-- start Supplied material --

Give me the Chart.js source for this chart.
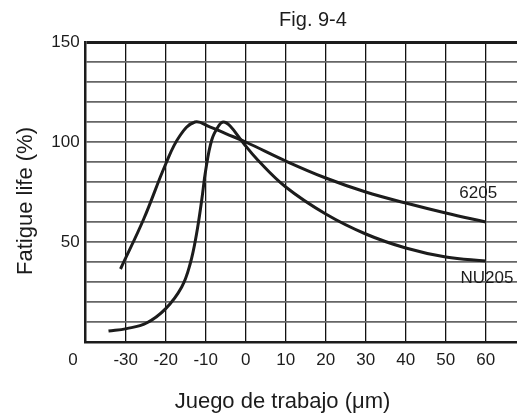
<!DOCTYPE html>
<html>
<head>
<meta charset="utf-8">
<script src="https://cdn.jsdelivr.net/npm/chart.js@4/dist/chart.umd.min.js"></script>
<style>
  html, body { margin:0; padding:0; background:#fff; }
  #wrap { width:517px; height:414px; }
</style>
</head>
<body>
<div id="wrap"><canvas id="fig" width="517" height="414"></canvas></div>
<script>
// valores (juego en um, vida en %)
const xTicks = [-30,-20,-10,0,10,20,30,40,50,60];
const yTicks = [0,10,20,30,40,50,60,70,80,90,100,110,120,130,140,150];
const yLabels = [50,100,150];

const x6205 = [-31.3,-25.5,-20,-16.5,-12.7,-9,-5,0,10,20,30,40,50,60];
const y6205 = [36.5,61.5,89,103,110,107.6,104.2,100,90.5,82,75,69.5,64.5,60];

const xNU205 = [-34.3,-29.8,-24.8,-20,-16,-13.9,-12.3,-11,-10,-8.5,-6.8,-5.6,-3.9,-0.6,3,10,20,30,40,50,60];
const yNU205 = [5.5,6.7,9.5,16.7,27.5,39,54,71,86,101,108,110,108,99.5,91,77.5,64,54,47,42.5,40.5];

const FONT = "'Liberation Sans', Arial, sans-serif";
const INK = '#1c1c1c';
const pts = (xs, ys) => xs.map((x,i) => ({x, y: ys[i]}));

const lineStyle = {borderColor:INK, borderWidth:3, pointRadius:0, tension:0.4, fill:false};

// textos sueltos: titulo, ejes, "0" y nombres de las curvas
const textos = {
  id:'textos',
  afterDraw(chart){
    const c = chart.ctx, xs = chart.scales.x, ys = chart.scales.y;
    c.save();
    c.fillStyle = INK;
    c.textAlign = 'center'; c.textBaseline = 'middle';
    c.font = `20px ${FONT}`; c.fillText('Fig. 9-4', 313, 20);
    c.font = `22px ${FONT}`; c.fillText('Juego de trabajo (μm)', 282.5, 402);
    c.save(); c.translate(26, 201); c.rotate(-Math.PI/2); c.fillText('Fatigue life (%)', 0, 0); c.restore();
    c.font = `17px ${FONT}`;
    c.fillText('0', 73, 360);
    c.fillText('6205', xs.getPixelForValue(58.1), ys.getPixelForValue(74.5));
    c.fillText('NU205', xs.getPixelForValue(60.3), ys.getPixelForValue(32));
    c.restore();
  }
};

new Chart(document.getElementById('fig'), {
  type:'line',
  data:{ datasets:[
    {label:'6205', data:pts(x6205,y6205), ...lineStyle},
    {label:'NU205', data:pts(xNU205,yNU205), ...lineStyle}
  ]},
  options:{
    responsive:false, animation:false,
    layout:{padding:{top:42,left:0,right:0,bottom:0}},
    plugins:{legend:{display:false}, tooltip:{enabled:false}, title:{display:false}},
    scales:{
      x:{
        type:'linear', min:-40, max:67.8,
        afterBuildTicks: s => { s.ticks = xTicks.map(v => ({value:v})); },
        afterFit: s => { s.height = 72; },
        border:{color:INK, width:2.5},
        grid:{color:'#111', lineWidth:1.3, drawTicks:false},
        ticks:{color:INK, padding:8, font:{family:FONT, size:17}, maxRotation:0, autoSkip:false}
      },
      y:{
        min:0, max:150,
        afterBuildTicks: s => { s.ticks = yTicks.map(v => ({value:v})); },
        afterFit: s => { s.width = 85.7; },
        border:{color:INK, width:2.5},
        grid:{
          drawTicks:false,
          color: ctx => ctx.tick.value === 150 ? INK : '#666',
          lineWidth: ctx => ctx.tick.value === 150 ? 3 : 1.8
        },
        ticks:{
          autoSkip:false, color:INK, padding:6, font:{family:FONT, size:17},
          callback: v => yLabels.includes(v) ? String(v) : ''
        }
      }
    }
  },
  plugins:[textos]
});
</script>
</body>
</html>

-- end Supplied material --

Write the lines above out again exactly, without any of their pictures.

#### [Answer to the problem]
Give me the Chart.js source for this chart.
<!DOCTYPE html>
<html>
<head>
<meta charset="utf-8">
<script src="https://cdn.jsdelivr.net/npm/chart.js@4/dist/chart.umd.min.js"></script>
<style>
  html, body { margin:0; padding:0; background:#fff; }
  #wrap { width:517px; height:414px; }
</style>
</head>
<body>
<div id="wrap"><canvas id="fig" width="517" height="414"></canvas></div>
<script>
// valores (juego en um, vida en %)
const xTicks = [-30,-20,-10,0,10,20,30,40,50,60];
const yTicks = [0,10,20,30,40,50,60,70,80,90,100,110,120,130,140,150];
const yLabels = [50,100,150];

const x6205 = [-31.3,-25.5,-20,-16.5,-12.7,-9,-5,0,10,20,30,40,50,60];
const y6205 = [36.5,61.5,89,103,110,107.6,104.2,100,90.5,82,75,69.5,64.5,60];

const xNU205 = [-34.3,-29.8,-24.8,-20,-16,-13.9,-12.3,-11,-10,-8.5,-6.8,-5.6,-3.9,-0.6,3,10,20,30,40,50,60];
const yNU205 = [5.5,6.7,9.5,16.7,27.5,39,54,71,86,101,108,110,108,99.5,91,77.5,64,54,47,42.5,40.5];

const FONT = "'Liberation Sans', Arial, sans-serif";
const INK = '#1c1c1c';
const pts = (xs, ys) => xs.map((x,i) => ({x, y: ys[i]}));

const lineStyle = {borderColor:INK, borderWidth:3, pointRadius:0, tension:0.4, fill:false};

// textos sueltos: titulo, ejes, "0" y nombres de las curvas
const textos = {
  id:'textos',
  afterDraw(chart){
    const c = chart.ctx, xs = chart.scales.x, ys = chart.scales.y;
    c.save();
    c.fillStyle = INK;
    c.textAlign = 'center'; c.textBaseline = 'middle';
    c.font = `20px ${FONT}`; c.fillText('Fig. 9-4', 313, 20);
    c.font = `22px ${FONT}`; c.fillText('Juego de trabajo (μm)', 282.5, 402);
    c.save(); c.translate(26, 201); c.rotate(-Math.PI/2); c.fillText('Fatigue life (%)', 0, 0); c.restore();
    c.font = `17px ${FONT}`;
    c.fillText('0', 73, 360);
    c.fillText('6205', xs.getPixelForValue(58.1), ys.getPixelForValue(74.5));
    c.fillText('NU205', xs.getPixelForValue(60.3), ys.getPixelForValue(32));
    c.restore();
  }
};

new Chart(document.getElementById('fig'), {
  type:'line',
  data:{ datasets:[
    {label:'6205', data:pts(x6205,y6205), ...lineStyle},
    {label:'NU205', data:pts(xNU205,yNU205), ...lineStyle}
  ]},
  options:{
    responsive:false, animation:false,
    layout:{padding:{top:42,left:0,right:0,bottom:0}},
    plugins:{legend:{display:false}, tooltip:{enabled:false}, title:{display:false}},
    scales:{
      x:{
        type:'linear', min:-40, max:67.8,
        afterBuildTicks: s => { s.ticks = xTicks.map(v => ({value:v})); },
        afterFit: s => { s.height = 72; },
        border:{color:INK, width:2.5},
        grid:{color:'#111', lineWidth:1.3, drawTicks:false},
        ticks:{color:INK, padding:8, font:{family:FONT, size:17}, maxRotation:0, autoSkip:false}
      },
      y:{
        min:0, max:150,
        afterBuildTicks: s => { s.ticks = yTicks.map(v => ({value:v})); },
        afterFit: s => { s.width = 85.7; },
        border:{color:INK, width:2.5},
        grid:{
          drawTicks:false,
          color: ctx => ctx.tick.value === 150 ? INK : '#666',
          lineWidth: ctx => ctx.tick.value === 150 ? 3 : 1.8
        },
        ticks:{
          autoSkip:false, color:INK, padding:6, font:{family:FONT, size:17},
          callback: v => yLabels.includes(v) ? String(v) : ''
        }
      }
    }
  },
  plugins:[textos]
});
</script>
</body>
</html>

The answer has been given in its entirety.